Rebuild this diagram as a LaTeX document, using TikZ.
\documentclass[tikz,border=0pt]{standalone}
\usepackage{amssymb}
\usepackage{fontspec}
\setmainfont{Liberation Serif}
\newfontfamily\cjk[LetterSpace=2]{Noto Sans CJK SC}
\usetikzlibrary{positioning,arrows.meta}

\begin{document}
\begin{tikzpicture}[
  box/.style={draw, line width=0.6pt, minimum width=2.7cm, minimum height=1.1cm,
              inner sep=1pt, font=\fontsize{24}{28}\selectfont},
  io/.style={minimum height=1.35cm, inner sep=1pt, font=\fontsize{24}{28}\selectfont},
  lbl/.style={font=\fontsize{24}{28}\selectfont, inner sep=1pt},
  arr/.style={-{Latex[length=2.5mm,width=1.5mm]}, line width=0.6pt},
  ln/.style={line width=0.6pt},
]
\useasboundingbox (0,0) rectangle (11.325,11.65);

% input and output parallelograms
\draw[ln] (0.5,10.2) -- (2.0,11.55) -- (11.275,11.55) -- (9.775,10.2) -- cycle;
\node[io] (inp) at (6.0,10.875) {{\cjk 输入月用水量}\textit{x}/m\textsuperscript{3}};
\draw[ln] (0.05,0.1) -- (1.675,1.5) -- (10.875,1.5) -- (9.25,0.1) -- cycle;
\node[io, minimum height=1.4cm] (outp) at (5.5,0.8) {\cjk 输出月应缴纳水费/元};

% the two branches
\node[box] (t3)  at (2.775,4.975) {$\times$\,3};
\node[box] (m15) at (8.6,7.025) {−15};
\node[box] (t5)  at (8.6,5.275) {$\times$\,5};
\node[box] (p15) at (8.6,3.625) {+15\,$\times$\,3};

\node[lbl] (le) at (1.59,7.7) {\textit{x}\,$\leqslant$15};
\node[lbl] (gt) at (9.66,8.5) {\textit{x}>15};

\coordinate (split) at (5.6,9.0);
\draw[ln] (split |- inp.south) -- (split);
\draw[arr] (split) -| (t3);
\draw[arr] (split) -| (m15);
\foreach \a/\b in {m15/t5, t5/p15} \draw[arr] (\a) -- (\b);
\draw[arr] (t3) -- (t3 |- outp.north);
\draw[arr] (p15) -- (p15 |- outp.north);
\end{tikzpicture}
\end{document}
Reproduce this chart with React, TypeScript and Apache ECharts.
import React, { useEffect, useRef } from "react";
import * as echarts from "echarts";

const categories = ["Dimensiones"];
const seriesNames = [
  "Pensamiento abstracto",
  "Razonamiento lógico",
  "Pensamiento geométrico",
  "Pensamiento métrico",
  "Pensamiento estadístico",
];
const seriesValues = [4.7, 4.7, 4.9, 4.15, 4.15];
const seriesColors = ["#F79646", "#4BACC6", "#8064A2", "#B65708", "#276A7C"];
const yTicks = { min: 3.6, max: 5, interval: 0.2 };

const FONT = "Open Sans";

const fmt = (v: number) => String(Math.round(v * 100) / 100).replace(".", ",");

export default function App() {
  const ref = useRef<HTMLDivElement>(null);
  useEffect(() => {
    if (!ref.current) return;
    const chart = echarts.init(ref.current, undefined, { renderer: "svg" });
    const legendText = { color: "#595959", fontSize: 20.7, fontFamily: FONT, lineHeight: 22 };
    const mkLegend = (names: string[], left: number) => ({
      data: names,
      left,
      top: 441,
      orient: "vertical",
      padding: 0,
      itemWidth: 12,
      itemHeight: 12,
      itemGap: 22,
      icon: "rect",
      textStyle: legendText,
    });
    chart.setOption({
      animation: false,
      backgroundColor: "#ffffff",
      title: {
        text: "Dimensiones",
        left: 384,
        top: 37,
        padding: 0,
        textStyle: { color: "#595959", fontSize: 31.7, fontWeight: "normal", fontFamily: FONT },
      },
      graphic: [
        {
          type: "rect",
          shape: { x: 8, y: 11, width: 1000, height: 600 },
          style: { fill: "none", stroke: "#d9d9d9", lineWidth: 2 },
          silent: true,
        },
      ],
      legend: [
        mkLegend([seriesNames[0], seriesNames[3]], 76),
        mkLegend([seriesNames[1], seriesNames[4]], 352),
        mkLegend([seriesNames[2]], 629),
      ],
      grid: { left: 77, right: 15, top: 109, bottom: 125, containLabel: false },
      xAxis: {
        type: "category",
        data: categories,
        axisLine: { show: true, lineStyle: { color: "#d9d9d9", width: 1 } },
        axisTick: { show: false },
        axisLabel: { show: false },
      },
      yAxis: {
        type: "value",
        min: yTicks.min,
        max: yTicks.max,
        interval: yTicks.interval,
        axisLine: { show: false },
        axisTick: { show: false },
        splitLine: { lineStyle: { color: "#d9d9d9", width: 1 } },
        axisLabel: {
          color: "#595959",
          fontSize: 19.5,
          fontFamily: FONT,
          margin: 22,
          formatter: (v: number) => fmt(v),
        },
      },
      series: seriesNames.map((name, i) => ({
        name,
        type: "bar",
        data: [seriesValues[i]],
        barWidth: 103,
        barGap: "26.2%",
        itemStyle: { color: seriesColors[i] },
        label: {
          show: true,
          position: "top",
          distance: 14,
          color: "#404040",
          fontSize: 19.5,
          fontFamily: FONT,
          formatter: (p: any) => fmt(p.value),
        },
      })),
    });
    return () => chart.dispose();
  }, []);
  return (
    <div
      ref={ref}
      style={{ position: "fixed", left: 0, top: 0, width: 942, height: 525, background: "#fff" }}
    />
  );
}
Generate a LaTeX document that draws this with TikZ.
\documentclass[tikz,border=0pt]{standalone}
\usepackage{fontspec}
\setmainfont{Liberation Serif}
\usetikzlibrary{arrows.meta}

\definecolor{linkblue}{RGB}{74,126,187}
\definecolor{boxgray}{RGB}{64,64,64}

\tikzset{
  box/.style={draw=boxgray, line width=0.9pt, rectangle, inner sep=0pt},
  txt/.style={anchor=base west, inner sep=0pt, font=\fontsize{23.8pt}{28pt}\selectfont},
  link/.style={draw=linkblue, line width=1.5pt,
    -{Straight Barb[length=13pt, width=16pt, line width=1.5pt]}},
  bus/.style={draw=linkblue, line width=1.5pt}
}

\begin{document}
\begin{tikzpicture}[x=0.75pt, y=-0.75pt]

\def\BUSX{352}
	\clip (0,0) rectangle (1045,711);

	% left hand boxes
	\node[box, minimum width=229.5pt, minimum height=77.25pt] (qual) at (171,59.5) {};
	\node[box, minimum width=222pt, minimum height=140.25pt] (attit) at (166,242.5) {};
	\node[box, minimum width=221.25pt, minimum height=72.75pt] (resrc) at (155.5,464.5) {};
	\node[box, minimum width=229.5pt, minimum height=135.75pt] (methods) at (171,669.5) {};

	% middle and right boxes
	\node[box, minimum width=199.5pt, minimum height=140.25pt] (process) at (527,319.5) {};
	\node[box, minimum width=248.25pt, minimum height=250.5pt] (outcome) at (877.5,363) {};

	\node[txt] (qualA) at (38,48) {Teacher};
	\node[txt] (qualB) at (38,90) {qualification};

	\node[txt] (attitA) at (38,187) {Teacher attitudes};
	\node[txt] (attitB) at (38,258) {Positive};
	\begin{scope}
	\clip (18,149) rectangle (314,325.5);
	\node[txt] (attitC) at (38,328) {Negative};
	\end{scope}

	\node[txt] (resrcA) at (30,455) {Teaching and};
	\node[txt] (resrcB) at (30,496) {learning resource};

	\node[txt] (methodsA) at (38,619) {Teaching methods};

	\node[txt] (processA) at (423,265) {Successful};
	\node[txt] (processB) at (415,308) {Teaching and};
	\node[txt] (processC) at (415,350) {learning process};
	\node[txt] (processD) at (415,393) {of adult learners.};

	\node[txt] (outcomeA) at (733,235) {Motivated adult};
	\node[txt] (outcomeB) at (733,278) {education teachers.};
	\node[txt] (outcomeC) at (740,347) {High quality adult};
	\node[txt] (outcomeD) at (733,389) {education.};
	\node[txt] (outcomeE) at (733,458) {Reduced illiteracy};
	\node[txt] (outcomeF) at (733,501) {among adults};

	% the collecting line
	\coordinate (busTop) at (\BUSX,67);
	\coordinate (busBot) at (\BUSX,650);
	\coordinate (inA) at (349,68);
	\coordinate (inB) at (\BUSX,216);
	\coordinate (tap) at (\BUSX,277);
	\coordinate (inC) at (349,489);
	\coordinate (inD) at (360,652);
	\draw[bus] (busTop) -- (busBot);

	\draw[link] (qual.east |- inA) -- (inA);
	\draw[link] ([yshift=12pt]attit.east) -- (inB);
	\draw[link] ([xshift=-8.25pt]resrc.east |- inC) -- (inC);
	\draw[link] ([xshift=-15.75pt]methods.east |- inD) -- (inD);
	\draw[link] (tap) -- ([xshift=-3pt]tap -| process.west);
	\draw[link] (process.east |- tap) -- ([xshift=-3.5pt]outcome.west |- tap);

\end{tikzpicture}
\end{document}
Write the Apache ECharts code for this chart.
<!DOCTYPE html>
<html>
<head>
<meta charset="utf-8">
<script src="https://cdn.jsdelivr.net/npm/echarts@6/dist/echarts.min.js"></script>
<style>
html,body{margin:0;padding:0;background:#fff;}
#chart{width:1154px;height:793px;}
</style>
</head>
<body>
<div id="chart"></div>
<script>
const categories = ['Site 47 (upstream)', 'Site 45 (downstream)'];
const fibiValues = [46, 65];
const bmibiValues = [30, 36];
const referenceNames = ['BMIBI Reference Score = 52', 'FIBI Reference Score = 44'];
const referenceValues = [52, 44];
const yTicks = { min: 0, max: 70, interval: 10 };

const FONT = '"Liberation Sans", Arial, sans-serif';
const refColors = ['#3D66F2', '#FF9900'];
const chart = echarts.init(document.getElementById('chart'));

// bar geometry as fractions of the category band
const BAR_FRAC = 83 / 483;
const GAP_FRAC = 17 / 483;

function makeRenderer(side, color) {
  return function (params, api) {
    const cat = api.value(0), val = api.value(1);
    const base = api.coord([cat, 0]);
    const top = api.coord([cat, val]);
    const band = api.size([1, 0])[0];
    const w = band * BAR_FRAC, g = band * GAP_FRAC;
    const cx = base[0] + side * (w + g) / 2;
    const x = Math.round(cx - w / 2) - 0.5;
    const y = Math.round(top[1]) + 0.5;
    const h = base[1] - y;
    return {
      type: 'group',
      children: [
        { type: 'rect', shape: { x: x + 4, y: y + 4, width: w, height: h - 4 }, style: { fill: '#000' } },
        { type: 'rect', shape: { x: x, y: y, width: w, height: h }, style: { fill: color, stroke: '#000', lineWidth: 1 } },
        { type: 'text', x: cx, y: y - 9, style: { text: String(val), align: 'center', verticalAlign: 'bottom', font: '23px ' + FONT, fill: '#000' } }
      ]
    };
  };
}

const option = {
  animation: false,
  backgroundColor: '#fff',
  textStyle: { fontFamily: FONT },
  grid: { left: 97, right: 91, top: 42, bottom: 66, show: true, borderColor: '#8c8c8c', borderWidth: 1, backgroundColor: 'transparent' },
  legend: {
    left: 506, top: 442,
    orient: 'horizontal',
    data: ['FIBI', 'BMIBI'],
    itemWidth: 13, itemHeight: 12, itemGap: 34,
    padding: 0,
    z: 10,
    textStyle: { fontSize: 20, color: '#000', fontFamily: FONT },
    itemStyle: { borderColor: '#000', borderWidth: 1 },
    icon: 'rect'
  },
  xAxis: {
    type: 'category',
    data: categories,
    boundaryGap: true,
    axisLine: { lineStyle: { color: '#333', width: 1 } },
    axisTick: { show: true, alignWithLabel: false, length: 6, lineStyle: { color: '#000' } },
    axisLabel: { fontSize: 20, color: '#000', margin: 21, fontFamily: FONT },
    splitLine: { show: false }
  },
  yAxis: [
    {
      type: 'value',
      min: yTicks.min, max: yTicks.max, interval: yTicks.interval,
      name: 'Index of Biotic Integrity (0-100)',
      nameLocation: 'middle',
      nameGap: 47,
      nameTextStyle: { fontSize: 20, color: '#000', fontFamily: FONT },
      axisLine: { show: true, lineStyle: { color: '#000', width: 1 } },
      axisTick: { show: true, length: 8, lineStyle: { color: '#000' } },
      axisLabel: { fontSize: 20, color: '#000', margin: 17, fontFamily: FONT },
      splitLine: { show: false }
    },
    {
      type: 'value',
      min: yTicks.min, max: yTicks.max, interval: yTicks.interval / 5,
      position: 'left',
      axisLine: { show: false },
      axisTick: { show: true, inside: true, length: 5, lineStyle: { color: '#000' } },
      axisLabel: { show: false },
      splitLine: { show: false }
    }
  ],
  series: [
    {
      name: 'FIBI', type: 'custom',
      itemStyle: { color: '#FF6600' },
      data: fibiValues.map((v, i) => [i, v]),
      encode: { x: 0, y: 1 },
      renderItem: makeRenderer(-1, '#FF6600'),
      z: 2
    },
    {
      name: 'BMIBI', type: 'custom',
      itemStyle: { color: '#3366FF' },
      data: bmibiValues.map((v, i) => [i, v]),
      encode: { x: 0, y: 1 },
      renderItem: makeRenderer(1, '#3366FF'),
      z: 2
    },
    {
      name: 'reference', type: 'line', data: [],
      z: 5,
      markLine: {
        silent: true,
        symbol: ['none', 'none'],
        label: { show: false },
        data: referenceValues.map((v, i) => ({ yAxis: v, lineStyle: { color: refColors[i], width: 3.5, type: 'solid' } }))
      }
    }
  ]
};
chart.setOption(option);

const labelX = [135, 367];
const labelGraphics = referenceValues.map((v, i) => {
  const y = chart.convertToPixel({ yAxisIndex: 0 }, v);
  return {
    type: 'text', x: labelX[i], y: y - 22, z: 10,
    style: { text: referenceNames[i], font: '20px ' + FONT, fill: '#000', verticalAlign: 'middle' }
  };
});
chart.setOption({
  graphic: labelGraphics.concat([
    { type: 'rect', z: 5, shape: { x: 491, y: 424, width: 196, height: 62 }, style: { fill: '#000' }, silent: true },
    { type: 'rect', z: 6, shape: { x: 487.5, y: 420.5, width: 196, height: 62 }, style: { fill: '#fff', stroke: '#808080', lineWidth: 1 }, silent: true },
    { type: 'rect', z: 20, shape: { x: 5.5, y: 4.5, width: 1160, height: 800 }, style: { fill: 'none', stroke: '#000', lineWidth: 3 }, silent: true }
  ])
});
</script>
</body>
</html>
▬▬▬▬▬▬▬▬▬▬
**EXERCISE DESCRIPTION**.
Reproduce, please, the lines of the material from its first line down to the line containing "(gt) at (9.66,8.5)", keeping both ends and nothing beyond them.

**REPLY**.
Rebuild this diagram as a LaTeX document, using TikZ.
\documentclass[tikz,border=0pt]{standalone}
\usepackage{amssymb}
\usepackage{fontspec}
\setmainfont{Liberation Serif}
\newfontfamily\cjk[LetterSpace=2]{Noto Sans CJK SC}
\usetikzlibrary{positioning,arrows.meta}

\begin{document}
\begin{tikzpicture}[
  box/.style={draw, line width=0.6pt, minimum width=2.7cm, minimum height=1.1cm,
              inner sep=1pt, font=\fontsize{24}{28}\selectfont},
  io/.style={minimum height=1.35cm, inner sep=1pt, font=\fontsize{24}{28}\selectfont},
  lbl/.style={font=\fontsize{24}{28}\selectfont, inner sep=1pt},
  arr/.style={-{Latex[length=2.5mm,width=1.5mm]}, line width=0.6pt},
  ln/.style={line width=0.6pt},
]
\useasboundingbox (0,0) rectangle (11.325,11.65);

% input and output parallelograms
\draw[ln] (0.5,10.2) -- (2.0,11.55) -- (11.275,11.55) -- (9.775,10.2) -- cycle;
\node[io] (inp) at (6.0,10.875) {{\cjk 输入月用水量}\textit{x}/m\textsuperscript{3}};
\draw[ln] (0.05,0.1) -- (1.675,1.5) -- (10.875,1.5) -- (9.25,0.1) -- cycle;
\node[io, minimum height=1.4cm] (outp) at (5.5,0.8) {\cjk 输出月应缴纳水费/元};

% the two branches
\node[box] (t3)  at (2.775,4.975) {$\times$\,3};
\node[box] (m15) at (8.6,7.025) {−15};
\node[box] (t5)  at (8.6,5.275) {$\times$\,5};
\node[box] (p15) at (8.6,3.625) {+15\,$\times$\,3};

\node[lbl] (le) at (1.59,7.7) {\textit{x}\,$\leqslant$15};
\node[lbl] (gt) at (9.66,8.5) {\textit{x}>15};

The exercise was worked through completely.